## [Written exercise]
Below are entries. Give back exactly the lines from the one containing "Emit a Python" through the one containing "return 1 - y / H", inclusive, without the pictures.

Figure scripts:
------

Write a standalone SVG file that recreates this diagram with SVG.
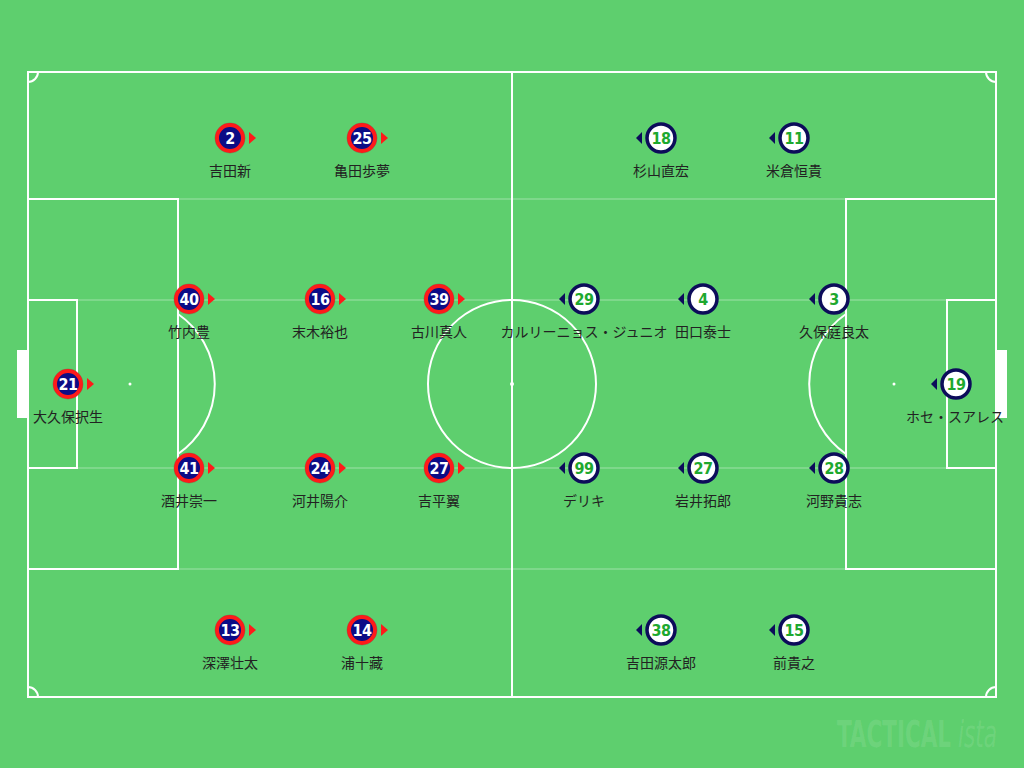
<svg xmlns="http://www.w3.org/2000/svg" width="1024" height="768" viewBox="0 0 1024 768">
<defs>
<style>
.line{fill:none;stroke:#ffffff;stroke-width:2}
.faint{stroke:#ffffff;stroke-opacity:0.2;stroke-width:2}
.name{font-family:"Noto Sans CJK JP","Noto Sans",sans-serif;font-size:14px;fill:#222;text-anchor:middle}
.num{font-family:"DejaVu Sans Condensed","DejaVu Sans",sans-serif;font-stretch:condensed;font-size:16px;font-weight:bold;letter-spacing:-0.5px;text-anchor:middle}
.numR{fill:#ffffff}
.numW{fill:#1ea82e}
.ringR{fill:#0c0c86;stroke:#ff1a1a;stroke-width:4}
.ringW{fill:#ffffff;stroke:#0c0c5a;stroke-width:3.5}
.triR{fill:#ff1a1a}
.triW{fill:#0c0c5a}
.wm{font-family:"DejaVu Sans Condensed","DejaVu Sans",sans-serif;font-stretch:condensed;font-size:38px;fill:#ffffff;fill-opacity:0.1}
</style>
<g id="mR"><circle r="13" class="ringR"/><circle r="15.2" fill="none" stroke="#7a1a30" stroke-opacity="0.35" stroke-width="0.6"/><path class="triR" d="M19,-6 L26,0 L19,6 Z"/></g>
<g id="mW"><circle r="14" class="ringW"/><path class="triW" d="M-19,-6 L-25,0 L-19,6 Z"/></g>
</defs>
<rect width="1024" height="768" fill="#5ecf6e"/>
<g id="pitch">
<line class="faint" x1="28" y1="300" x2="996" y2="300"/>
<line class="faint" x1="28" y1="468" x2="996" y2="468"/>
<line class="faint" x1="28" y1="199" x2="996" y2="199"/>
<line class="faint" x1="28" y1="569" x2="996" y2="569"/>
<rect class="line" x="28" y="72" width="968" height="625"/>
<line class="line" x1="512" y1="72" x2="512" y2="697"/>
<circle class="line" cx="512" cy="384" r="84"/>
<circle cx="512" cy="384" r="2" fill="#fff"/>
<rect class="line" x="28" y="199" width="150" height="370"/>
<rect class="line" x="28" y="300" width="49" height="168"/>
<circle cx="130" cy="384" r="1.5" fill="#fff"/>
<path class="line" d="M178,314 A85,85 0 0 1 178,454"/>
<rect class="line" x="846" y="199" width="150" height="370"/>
<rect class="line" x="947" y="300" width="49" height="168"/>
<circle cx="894" cy="384" r="1.5" fill="#fff"/>
<path class="line" d="M846,314 A85,85 0 0 0 846,454"/>
<rect x="17" y="350" width="11" height="68" fill="#fff"/>
<rect x="996" y="350" width="11" height="68" fill="#fff"/>
<path class="line" d="M28,82 A10,10 0 0 0 38,72"/>
<path class="line" d="M986,72 A10,10 0 0 0 996,82"/>
<path class="line" d="M28,687 A10,10 0 0 1 38,697"/>
<path class="line" d="M986,697 A10,10 0 0 1 996,687"/>
</g>
<g id="connectors"></g>
<g id="p2"><use href="#mR" x="230" y="138"/><text class="num numR" x="230" y="144">2</text><text class="name" x="230" y="176">吉田新</text></g>
<g id="p25"><use href="#mR" x="362" y="138"/><text class="num numR" x="362" y="144">25</text><text class="name" x="362" y="176">亀田歩夢</text></g>
<g id="p40"><use href="#mR" x="189" y="299"/><text class="num numR" x="189" y="305">40</text><text class="name" x="189" y="337">竹内豊</text></g>
<g id="p16"><use href="#mR" x="320" y="299"/><text class="num numR" x="320" y="305">16</text><text class="name" x="320" y="337">末木裕也</text></g>
<g id="p39"><use href="#mR" x="439" y="299"/><text class="num numR" x="439" y="305">39</text><text class="name" x="439" y="337">古川真人</text></g>
<g id="p21"><use href="#mR" x="68" y="384"/><text class="num numR" x="68" y="390">21</text><text class="name" x="68" y="422">大久保択生</text></g>
<g id="p41"><use href="#mR" x="189" y="468"/><text class="num numR" x="189" y="474">41</text><text class="name" x="189" y="506">酒井崇一</text></g>
<g id="p24"><use href="#mR" x="320" y="468"/><text class="num numR" x="320" y="474">24</text><text class="name" x="320" y="506">河井陽介</text></g>
<g id="p27r"><use href="#mR" x="439" y="468"/><text class="num numR" x="439" y="474">27</text><text class="name" x="439" y="506">吉平翼</text></g>
<g id="p13"><use href="#mR" x="230" y="630"/><text class="num numR" x="230" y="636">13</text><text class="name" x="230" y="668">深澤壮太</text></g>
<g id="p14"><use href="#mR" x="362" y="630"/><text class="num numR" x="362" y="636">14</text><text class="name" x="362" y="668">浦十藏</text></g>
<g id="p18"><use href="#mW" x="661" y="138"/><text class="num numW" x="661" y="144">18</text><text class="name" x="661" y="176">杉山直宏</text></g>
<g id="p11"><use href="#mW" x="794" y="138"/><text class="num numW" x="794" y="144">11</text><text class="name" x="794" y="176">米倉恒貴</text></g>
<g id="p29"><use href="#mW" x="584" y="299"/><text class="num numW" x="584" y="305">29</text><text class="name" x="584" y="337">カルリーニョス・ジュニオ</text></g>
<g id="p4"><use href="#mW" x="703" y="299"/><text class="num numW" x="703" y="305">4</text><text class="name" x="703" y="337">田口泰士</text></g>
<g id="p3"><use href="#mW" x="834" y="299"/><text class="num numW" x="834" y="305">3</text><text class="name" x="834" y="337">久保庭良太</text></g>
<g id="p19"><use href="#mW" x="956" y="384"/><text class="num numW" x="956" y="390">19</text><text class="name" x="955" y="422">ホセ・スアレス</text></g>
<g id="p99"><use href="#mW" x="584" y="468"/><text class="num numW" x="584" y="474">99</text><text class="name" x="584" y="506">デリキ</text></g>
<g id="p27w"><use href="#mW" x="703" y="468"/><text class="num numW" x="703" y="474">27</text><text class="name" x="703" y="506">岩井拓郎</text></g>
<g id="p28"><use href="#mW" x="834" y="468"/><text class="num numW" x="834" y="474">28</text><text class="name" x="834" y="506">河野貴志</text></g>
<g id="p38"><use href="#mW" x="661" y="630"/><text class="num numW" x="661" y="636">38</text><text class="name" x="661" y="668">吉田源太郎</text></g>
<g id="p15"><use href="#mW" x="794" y="630"/><text class="num numW" x="794" y="636">15</text><text class="name" x="794" y="668">前貴之</text></g>
<g id="watermark">
<text class="wm" x="837" y="747" font-weight="bold" textLength="114" lengthAdjust="spacingAndGlyphs">TACTICAL</text>
<text class="wm" x="958" y="747" font-style="italic" textLength="39" lengthAdjust="spacingAndGlyphs">ista</text>
</g>
</svg>
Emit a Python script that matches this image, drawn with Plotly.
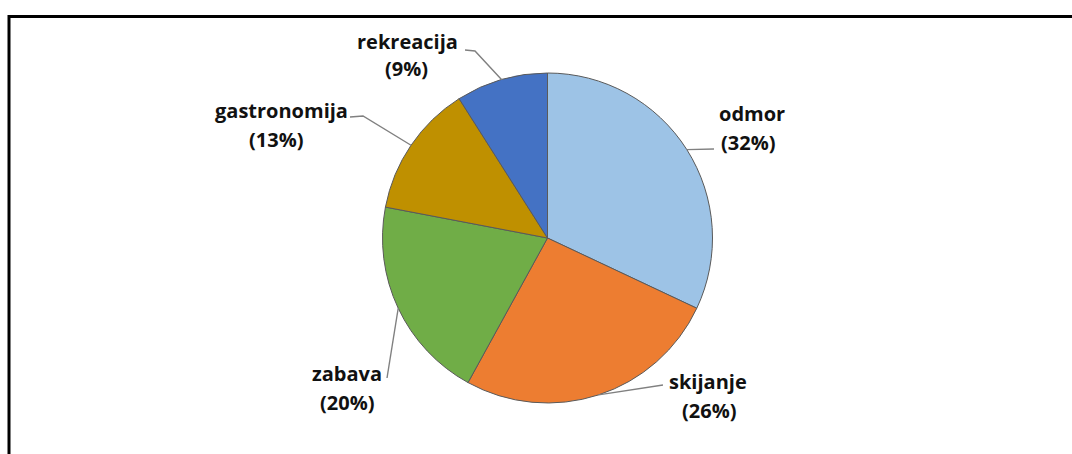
import math
import plotly.graph_objects as go

# ---- data ----
categories = ["odmor", "skijanje", "zabava", "gastronomija", "rekreacija"]
values = [32, 26, 20, 13, 9]
colors = ["#9DC3E6", "#ED7D31", "#70AD47", "#BF9000", "#4472C4"]

# ---- layout (pixels) ----
W, H = 1072, 454
CX, CY, R = 547.5, 238.0, 165.0

# label placement: (line1 x, line1 y, line2 x, line2 y) and leader-line bend points
label_pos = {
    "odmor": (752, 113, 748, 142),
    "skijanje": (708, 381, 709, 410),
    "zabava": (347, 373, 347, 402),
    "gastronomija": (281, 110, 276, 140),
    "rekreacija": (407, 41, 406, 69),
}
leader_pts = {
    "odmor": [(714, 149)],
    "skijanje": [(663, 385)],
    "zabava": [(387, 378)],
    "gastronomija": [(363, 116), (350, 117)],
    "rekreacija": [(475, 51), (465, 50)],
}

def px(x):
    return x / W

def py(y):
    return 1 - y / H

fig = go.Figure(go.Pie(
    labels=categories,
    values=values,
    sort=False,
    direction="clockwise",
    rotation=0,
    marker=dict(colors=colors, line=dict(color="#5a5a5a", width=1)),
    textinfo="none",
    hoverinfo="label+percent",
    showlegend=False,
    domain=dict(x=[px(CX - R), px(CX + R)], y=[py(CY + R), py(CY - R)]),
))

total = sum(values)
annotations = []
shapes = []
cum = 0.0
font = dict(family="Open Sans", size=20, color="#111111")
for name, v in zip(categories, values):
    frac = v / total
    mid = (cum + frac / 2) * 2 * math.pi
    cum += frac
    ex = CX + R * math.sin(mid)
    ey = CY - R * math.cos(mid)
    pct = round(100 * frac)
    x1, y1, x2, y2 = label_pos[name]
    annotations.append(dict(x=px(x1), y=py(y1), xref="paper", yref="paper",
                            text=f"<b>{name}</b>", showarrow=False,
                            xanchor="center", yanchor="middle", font=font))
    annotations.append(dict(x=px(x2), y=py(y2), xref="paper", yref="paper",
                            text=f"<b>({pct}%)</b>", showarrow=False,
                            xanchor="center", yanchor="middle", font=font))
    pts = [(ex, ey)] + leader_pts[name]
    path = "M " + " L ".join(f"{px(a):.5f},{py(b):.5f}" for a, b in pts)
    shapes.append(dict(type="path", path=path, xref="paper", yref="paper",
                       line=dict(color="#808080", width=1.4)))

# outer border (extends past right/bottom edges)
shapes.append(dict(type="rect", xref="paper", yref="paper",
                   x0=px(9), x1=1.05, y0=-0.05, y1=py(16.5),
                   line=dict(color="#000000", width=3)))

fig.update_layout(
    width=W, height=H, autosize=False,
    margin=dict(l=0, r=0, t=0, b=0),
    paper_bgcolor="white", plot_bgcolor="white",
    annotations=annotations, shapes=shapes,
)

fig.write_html("out.html", config={"displayModeBar": False},
               post_script="document.body.style.margin='0';")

------

## [Answer in full]
Emit a Python script that matches this image, drawn with Plotly.
import math
import plotly.graph_objects as go

# ---- data ----
categories = ["odmor", "skijanje", "zabava", "gastronomija", "rekreacija"]
values = [32, 26, 20, 13, 9]
colors = ["#9DC3E6", "#ED7D31", "#70AD47", "#BF9000", "#4472C4"]

# ---- layout (pixels) ----
W, H = 1072, 454
CX, CY, R = 547.5, 238.0, 165.0

# label placement: (line1 x, line1 y, line2 x, line2 y) and leader-line bend points
label_pos = {
    "odmor": (752, 113, 748, 142),
    "skijanje": (708, 381, 709, 410),
    "zabava": (347, 373, 347, 402),
    "gastronomija": (281, 110, 276, 140),
    "rekreacija": (407, 41, 406, 69),
}
leader_pts = {
    "odmor": [(714, 149)],
    "skijanje": [(663, 385)],
    "zabava": [(387, 378)],
    "gastronomija": [(363, 116), (350, 117)],
    "rekreacija": [(475, 51), (465, 50)],
}

def px(x):
    return x / W

def py(y):
    return 1 - y / H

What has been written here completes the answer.